As AI becomes foundational to national competitiveness, governments are recognizing that sovereign AI capacity is no longer optional. Critical workloads—public safety, healthcare data, identity systems, financial intelligence, and national security—cannot rely entirely on foreign cloud regions or commercially shared GPU pools.
Yet to build sovereign AI capability, governments must solve three core problems:
1. Power availability that matches AI demand
AI clusters require dense, uninterrupted 24×7 power. Governments must plan for hybrid energy models that combine grid power, natural gas, renewables, and eventually nuclear-based baseload. A 100 MW substation is no longer enough — multi‑GW infrastructure is becoming a national requirement.

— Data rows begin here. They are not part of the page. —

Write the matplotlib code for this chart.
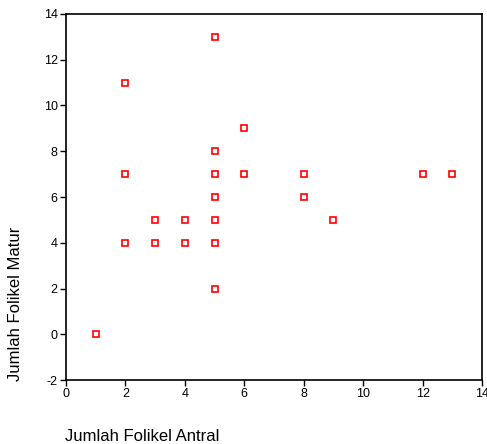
import matplotlib.pyplot as plt

plt.rcParams['font.family'] = ['Liberation Sans', 'DejaVu Sans']
plt.rcParams['axes.unicode_minus'] = False

# Jumlah folikel antral (x) vs jumlah folikel matur (y)
antral = [1, 2, 2, 2, 3, 3, 4, 4, 5, 5, 5, 5, 5, 5, 5, 6, 6, 8, 8, 9, 12, 13]
matur = [0, 11, 7, 4, 5, 4, 5, 4, 13, 8, 7, 6, 5, 4, 2, 9, 7, 7, 6, 5, 7, 7]

x_ticks = [0, 2, 4, 6, 8, 10, 12, 14]
y_ticks = [-2, 0, 2, 4, 6, 8, 10, 12, 14]

fig = plt.figure(figsize=(4.87, 4.44), dpi=100)
ax = fig.add_axes([66 / 487, 1 - 380 / 444, (482 - 66) / 487, (380 - 14) / 444])

ax.plot(antral, matur, linestyle="none", marker="s", markersize=4.5,
        markerfacecolor="white", markeredgecolor="red", markeredgewidth=1.2)

ax.set_xlim(0, 14)
ax.set_ylim(-2, 14)
ax.set_xticks(x_ticks)
ax.set_yticks(y_ticks)
ax.tick_params(direction="out", length=4, width=1, labelsize=9, pad=2)

for side in ["left", "bottom", "top", "right"]:
    ax.spines[side].set_linewidth(1.2)

fig.text(65 / 487, 1 - 436 / 444, "Jumlah Folikel Antral", fontsize=12,
         ha="left", va="center")
fig.text(16 / 487, 1 - 381 / 444, "Jumlah Folikel Matur", fontsize=12,
         rotation=90, ha="center", va="bottom")

fig.savefig("out.png", dpi=100)
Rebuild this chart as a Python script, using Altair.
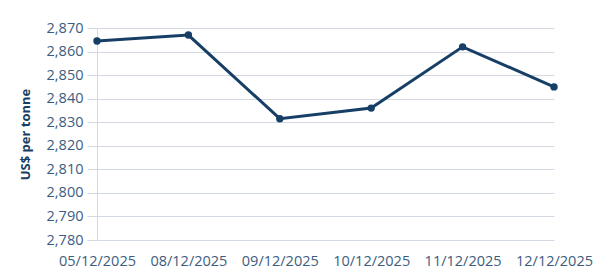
import altair as alt
import pandas as pd

dates = ["05/12/2025", "08/12/2025", "09/12/2025", "10/12/2025", "11/12/2025", "12/12/2025"]
prices = [2864.5, 2867, 2831.5, 2836, 2862, 2845]
y_ticks = [2780, 2790, 2800, 2810, 2820, 2830, 2840, 2850, 2860, 2870]

df = pd.DataFrame({"date": dates, "price": prices})

navy = "#173f66"
label_col = "#3d5d80"
grid_col = "#d3d9e2"
font = "Open Sans"

base = alt.Chart(df).encode(
    x=alt.X("date:N", sort=dates, title=None,
            scale=alt.Scale(type="point", padding=0),
            axis=alt.Axis(labelAngle=0, labelFontSize=14.5, labelColor=label_col, labelFont=font,
                          domain=False, ticks=False, grid=False, labelPadding=14)),
    y=alt.Y("price:Q", title="US$ per tonne",
            scale=alt.Scale(domain=[2780, 2870], nice=False, zero=False),
            axis=alt.Axis(values=y_ticks, format=",d", labelFontSize=14.5, labelColor=label_col,
                          labelFont=font, titleFont=font, titleFontSize=13, titleFontWeight="bold",
                          titleColor=navy, titlePadding=14, domain=True, domainColor=grid_col,
                          ticks=True, tickColor=grid_col, tickSize=10, gridColor=grid_col,
                          labelPadding=4)),
)

line = base.mark_line(color=navy, strokeWidth=3)
pts = base.mark_circle(color=navy, size=55, opacity=1)

chart = (line + pts).properties(
    width=457, height=212,
    autosize=alt.AutoSizeParams(type="none"),
    padding={"left": 97, "top": 28, "right": 53, "bottom": 34},
).configure_view(stroke=None)

chart.save("out.html", embed_options={"renderer": "svg", "actions": False})
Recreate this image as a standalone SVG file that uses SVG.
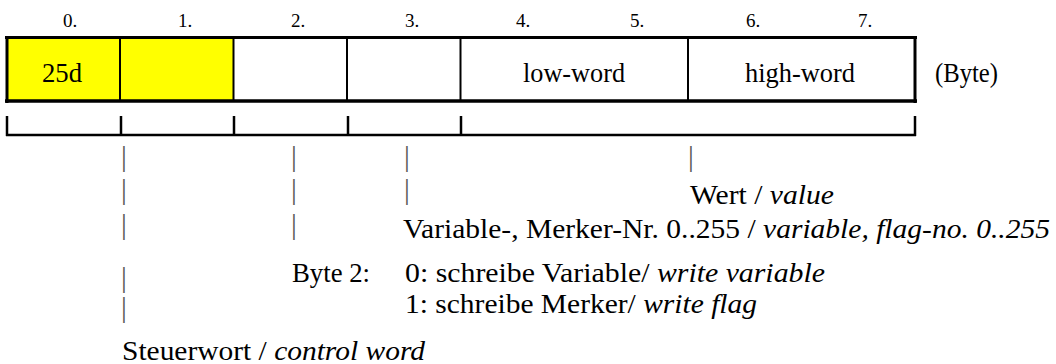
<svg xmlns="http://www.w3.org/2000/svg" width="1056" height="364" viewBox="0 0 1056 364">
<style>
text{font-family:"Liberation Serif","Times New Roman",serif;fill:#000}
.lbl{font-size:19px;text-anchor:middle}
.cell{font-size:27px}
.body{font-size:28px}
.pipe{font-size:29px;fill:#555}
.it{font-style:italic}
.b{stroke:#000;fill:none}
</style>
<rect x="0" y="0" width="1056" height="364" fill="#fff"/>
<g id="labels">
<text class="lbl" x="70" y="27">0.</text>
<text class="lbl" x="185" y="27">1.</text>
<text class="lbl" x="298" y="27">2.</text>
<text class="lbl" x="412" y="27">3.</text>
<text class="lbl" x="523" y="27">4.</text>
<text class="lbl" x="637" y="27">5.</text>
<text class="lbl" x="753" y="27">6.</text>
<text class="lbl" x="865" y="27">7.</text>
</g>
<g id="byte0"><rect x="7" y="38" width="113" height="62" fill="#ffff00"/><text class="cell" x="42" y="82" textLength="40" lengthAdjust="spacingAndGlyphs">25d</text></g>
<g id="byte1"><rect x="120" y="38" width="113" height="62" fill="#ffff00"/></g>
<g id="byte2"><rect x="233" y="38" width="113" height="62" fill="#fff"/></g>
<g id="byte3"><rect x="346" y="38" width="114" height="62" fill="#fff"/></g>
<g id="lowword"><text class="cell" x="523" y="82" textLength="102" lengthAdjust="spacingAndGlyphs">low-word</text></g>
<g id="highword"><text class="cell" x="745" y="82" textLength="110" lengthAdjust="spacingAndGlyphs">high-word</text></g>
<g id="unit"><text class="cell" x="935" y="82" textLength="63" lengthAdjust="spacingAndGlyphs">(Byte)</text></g>
<g id="frame">
<line class="b" x1="5" y1="37.5" x2="917" y2="37.5" stroke-width="3"/>
<line class="b" x1="5" y1="101" x2="917" y2="101" stroke-width="3.5"/>
<line class="b" x1="7" y1="36" x2="7" y2="103" stroke-width="3"/>
<line class="b" x1="915" y1="36" x2="915" y2="103" stroke-width="3"/>
<g stroke-width="2"><line class="b" x1="120" y1="38" x2="120" y2="100"/><line class="b" x1="233.5" y1="38" x2="233.5" y2="100"/><line class="b" x1="347" y1="38" x2="347" y2="100"/><line class="b" x1="460.5" y1="38" x2="460.5" y2="100"/><line class="b" x1="688" y1="38" x2="688" y2="100"/></g>
</g>
<g id="connectors">
<line class="b" x1="6" y1="135" x2="916" y2="135" stroke-width="2.5"/>
<g stroke-width="2.5"><line class="b" x1="7" y1="116" x2="7" y2="136"/><line class="b" x1="121" y1="116" x2="121" y2="136"/><line class="b" x1="234" y1="116" x2="234" y2="136"/><line class="b" x1="348" y1="116" x2="348" y2="136"/><line class="b" x1="461" y1="116" x2="461" y2="136"/><line class="b" x1="915" y1="116" x2="915" y2="136"/></g>
<text class="pipe" x="121" y="166">|</text><text class="pipe" x="291" y="166">|</text><text class="pipe" x="404" y="166">|</text><text class="pipe" x="688" y="166">|</text>
<text class="pipe" x="121" y="199">|</text><text class="pipe" x="291" y="199">|</text><text class="pipe" x="404" y="199">|</text>
<text class="pipe" x="121" y="234">|</text><text class="pipe" x="291" y="234">|</text>
<text class="pipe" x="121" y="287">|</text>
<text class="pipe" x="121" y="317">|</text>
</g>
<g id="value"><text class="body" x="690" y="204" textLength="144" lengthAdjust="spacingAndGlyphs">Wert / <tspan class="it">value</tspan></text></g>
<g id="varno"><text class="body" x="403" y="238" textLength="647" lengthAdjust="spacingAndGlyphs">Variable-, Merker-Nr. 0..255 / <tspan class="it">variable, flag-no. 0..255</tspan></text></g>
<g id="byte2desc">
<text class="body" x="292" y="282" textLength="78" lengthAdjust="spacingAndGlyphs">Byte 2:</text>
<text class="body" x="405" y="282" textLength="420" lengthAdjust="spacingAndGlyphs">0: schreibe Variable/ <tspan class="it">write variable</tspan></text>
<text class="body" x="405" y="313" textLength="352" lengthAdjust="spacingAndGlyphs">1: schreibe Merker/ <tspan class="it">write flag</tspan></text>
</g>
<g id="control"><text class="body" x="122" y="360" textLength="303" lengthAdjust="spacingAndGlyphs">Steuerwort / <tspan class="it">control word</tspan></text></g>
</svg>
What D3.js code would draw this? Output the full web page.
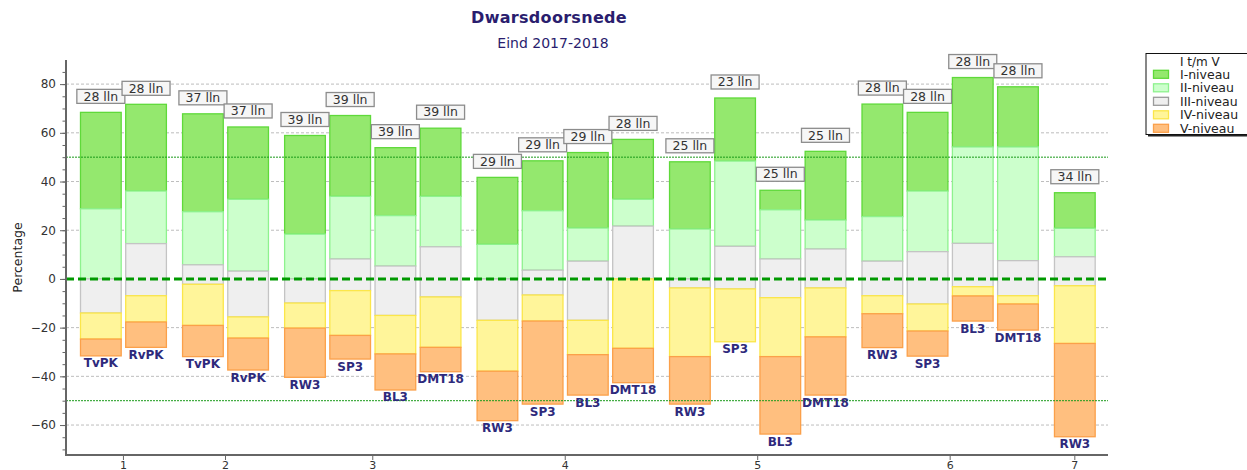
<!DOCTYPE html>
<html>
<head>
<meta charset="utf-8">
<script src="https://cdn.jsdelivr.net/npm/d3@7/dist/d3.min.js"></script>
<style>
  html, body { margin: 0; padding: 0; background: #fff; }
  svg { display: block; }
  text { font-family: "DejaVu Sans", Verdana, sans-serif; }
</style>
</head>
<body>
<svg id="chart" width="1247" height="470"></svg>
<script>
// ---- data ----
const groupLabels = ["1", "2", "3", "4", "5", "6", "7"];
const barGroup = [0,0, 1,1, 2,2,2,2, 3,3,3,3, 4,4,4,4, 5,5,5,5, 6];
const barNames = ["TvPK","RvPK","TvPK","RvPK","RW3","SP3","BL3","DMT18","RW3","SP3","BL3","DMT18","RW3","SP3","BL3","DMT18","RW3","SP3","BL3","DMT18","RW3"];
const barCounts = [28,28,37,37,39,39,39,39,29,29,29,28,25,23,25,25,28,28,28,28,34];
const barTop  = [68.4,71.7,67.8,62.4,58.9,67.1,53.9,61.9,41.7,48.5,51.9,57.3,48.1,74.3,36.4,52.4,71.8,68.4,82.7,78.9,35.4];
const levelI   = [39.6,35.6,40.2,29.7,40.5,33.2,27.9,28.0,27.5,20.5,31.0,24.6,27.6,25.9, 8.0,28.2,46.2,32.3,28.5,24.7,14.6];
const levelII  = [28.8,21.6,21.8,29.5,18.4,25.7,20.7,20.7,14.2,24.4,13.6,11.0,20.5,35.0,20.2,11.9,18.3,24.9,39.6,46.7,11.7];
const levelIII = [14.0,21.4, 8.0,18.8, 9.9,13.0,20.3,20.6,17.0,10.2,24.3,21.7, 3.7,17.5,15.9,16.0,14.2,21.5,17.8,14.4,11.9];
const levelIV  = [10.7,10.8,16.9, 8.7,10.3,18.4,15.8,20.7,20.9,10.7,14.1,28.5,28.2,21.7,24.2,20.1, 7.4,11.1, 3.8, 3.4,23.7];
const levelV   = [ 6.9,10.4,12.8,13.1,20.2, 9.7,14.8,10.0,20.3,34.1,16.6,14.1,19.5, 0.0,31.8,23.9,13.9,10.3,10.3,10.7,38.3];
const levelNames = ["I-niveau","II-niveau","III-niveau","IV-niveau","V-niveau"];
const yTicks = [-60,-40,-20,0,20,40,60,80];
const refLines = [50,-50];

// ---- styles ----
const fills   = ["#94e86e","#ccffcc","#efefef","#fff59a","#ffbf7f"];
const strokes = ["#5fd93a","#8ef28e","#c4c4c4","#fbe64a","#fba04a"];

const svg = d3.select("#chart");
const plot = {left: 66, right: 1108, top: 60, bottom: 455};

const y = d3.scaleLinear().domain([-72.3, 89.9]).range([plot.bottom, plot.top]);
const gapU = 0.258;
const unitPos = barGroup.map((g, i) => i + g * gapU);
const x = d3.scaleLinear().domain([0, 1]).range([80, 125.2]);
const barW = 41.7;

// gridlines
svg.append("g").selectAll("line").data(yTicks.filter(t => t !== 0)).join("line")
  .attr("x1", plot.left).attr("x2", plot.right)
  .attr("y1", d => y(d)).attr("y2", d => y(d))
  .attr("stroke", "#bdbdbd").attr("stroke-width", 1).attr("stroke-dasharray", "3,2");

// bars
const levels = [levelI, levelII, levelIII, levelIV, levelV];
const segs = [];
barNames.forEach((n, i) => {
  let cur = barTop[i];
  levels.forEach((arr, k) => {
    const v = arr[i];
    if (v > 0) segs.push({i, k, hi: cur, lo: cur - v});
    cur -= v;
  });
});
svg.append("g").selectAll("rect").data(segs).join("rect")
  .attr("x", d => x(unitPos[d.i]) + 0.5)
  .attr("width", barW - 1)
  .attr("y", d => y(d.hi))
  .attr("height", d => y(d.lo) - y(d.hi))
  .attr("fill", d => fills[d.k])
  .attr("stroke", d => strokes[d.k])
  .attr("stroke-width", 1.3);

// reference lines 50 / -50
svg.append("g").selectAll("line").data(refLines).join("line")
  .attr("x1", plot.left).attr("x2", plot.right)
  .attr("y1", d => y(d)).attr("y2", d => y(d))
  .attr("stroke", "#1a9a1a").attr("stroke-width", 1).attr("stroke-dasharray", "2,1");

// zero line
svg.append("line")
  .attr("x1", plot.left).attr("x2", plot.right)
  .attr("y1", y(0)).attr("y2", y(0))
  .attr("stroke", "#009900").attr("stroke-width", 3).attr("stroke-dasharray", "8,4");

// count boxes
const boxG = svg.append("g");
barNames.forEach((n, i) => {
  const cx = x(unitPos[i]) + barW / 2;
  const bb = y(barTop[i]) - 9;
  const g = boxG.append("g");
  g.append("rect").attr("x", cx - 24).attr("y", bb - 14).attr("width", 48).attr("height", 14)
    .attr("fill", "#f6f6f6").attr("stroke", "#8c8c8c").attr("stroke-width", 1.3);
  g.append("text").attr("x", cx).attr("y", bb - 2.8).attr("text-anchor", "middle")
    .attr("font-size", 12.5).attr("fill", "#333").text(barCounts[i] + " lln");
});

// bottom labels
svg.append("g").selectAll("text").data(barNames).join("text")
  .attr("x", (d, i) => x(unitPos[i]) + barW / 2)
  .attr("y", (d, i) => y(barTop[i] - levelI[i] - levelII[i] - levelIII[i] - levelIV[i] - levelV[i]) + 11.5)
  .attr("text-anchor", "middle").attr("font-size", 12).attr("font-weight", "bold")
  .attr("fill", "#2e2a7c").text(d => d);

// y axis
const yAxis = d3.axisLeft(y).tickValues(d3.range(-70, 90, 5)).tickSize(3.5).tickFormat("");
const yg = svg.append("g").attr("transform", `translate(${plot.left},0)`).call(yAxis);
yg.select(".domain").remove();
yg.selectAll(".tick line").attr("stroke", "#666");
const yMaj = d3.axisLeft(y).tickValues(yTicks).tickSize(6).tickPadding(4).tickFormat(d3.format("d"));
const ym = svg.append("g").attr("transform", `translate(${plot.left},0)`).call(yMaj);
ym.select(".domain").remove();
ym.selectAll(".tick line").attr("stroke", "#666");
ym.selectAll(".tick text").attr("font-family", "DejaVu Sans, sans-serif").attr("font-size", 12).attr("fill", "#333");
svg.append("line").attr("x1", plot.left).attr("x2", plot.left).attr("y1", plot.top).attr("y2", plot.bottom + 1)
  .attr("stroke", "#666").attr("stroke-width", 2);

// x axis
const groupCenters = groupLabels.map((g, gi) => {
  const idx = barGroup.map((b, i) => b === gi ? i : -1).filter(i => i >= 0);
  const l = x(unitPos[idx[0]]), r = x(unitPos[idx[idx.length - 1]]) + barW;
  return (l + r) / 2;
});
const xTickScale = d3.scaleOrdinal().domain(groupLabels).range(groupCenters);
const xg = svg.append("g").attr("transform", `translate(0,${plot.bottom})`);
xg.append("line").attr("x1", plot.left).attr("x2", plot.right).attr("stroke", "#666").attr("stroke-width", 2);
xg.selectAll("line.t").data(groupLabels).join("line").attr("class", "t")
  .attr("x1", d => xTickScale(d)).attr("x2", d => xTickScale(d)).attr("y1", 0).attr("y2", 5)
  .attr("stroke", "#666");
xg.selectAll("text").data(groupLabels).join("text")
  .attr("x", d => xTickScale(d)).attr("y", 13.5).attr("text-anchor", "middle")
  .attr("font-size", 11).attr("fill", "#333").text(d => d);

// y label
svg.append("text").attr("transform", `translate(22,${(plot.top + plot.bottom) / 2}) rotate(-90)`)
  .attr("text-anchor", "middle").attr("font-size", 12.5).attr("fill", "#222").text("Percentage");

// titles
svg.append("text").attr("x", 549).attr("y", 23).attr("text-anchor", "middle")
  .attr("font-size", 16).attr("font-weight", "bold").attr("letter-spacing", 0.3).attr("fill", "#2a1d6e").text("Dwarsdoorsnede");
svg.append("text").attr("x", 553).attr("y", 48).attr("text-anchor", "middle")
  .attr("font-size", 14).attr("fill", "#2a1d6e").text("Eind 2017-2018");

// legend
const lg = svg.append("g");
lg.append("rect").attr("x", 1148).attr("y", 55.5).attr("width", 120).attr("height", 81).attr("fill", "#222");
lg.append("rect").attr("x", 1146).attr("y", 53.5).attr("width", 120).attr("height", 81)
  .attr("fill", "#fff").attr("stroke", "#111").attr("stroke-width", 1);
lg.append("text").attr("x", 1180).attr("y", 65.5).attr("font-size", 12).attr("fill", "#222").text("I t/m V");
levelNames.forEach((n, k) => {
  const cy = 74.3 + k * 13.5;
  lg.append("rect").attr("x", 1153.5).attr("y", cy - 4).attr("width", 15).attr("height", 8)
    .attr("fill", fills[k]).attr("stroke", k === 2 ? "#9a9a9a" : strokes[k]).attr("stroke-width", 1.3);
  lg.append("text").attr("x", 1180).attr("y", cy + 4.3).attr("font-size", 12.5).attr("fill", "#222").text(n);
});
</script>
</body>
</html>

2. Sovereign‑grade data center infrastructure
This means controlled‑tenancy facilities, air‑gapped deployments, government‑certified zones, and high‑assurance connectivity. Sovereign AI pods allow agencies to run secure inference and training workloads without relying on external infrastructure.
3. Policy frameworks that accelerate deployment
Traditional approval pathways can take 3–7 years for large infrastructure projects. Governments need single‑window clearances, streamlined land allocation, fast‑track power permissions, and fiber right‑of‑way support to match AI development timelines.
The nations that move fastest will be the ones that pair strategic planning with gigawatt‑scale AI infrastructure, enabling them to participate fully in the global digital economy while securing critical data and compute capabilities within their borders.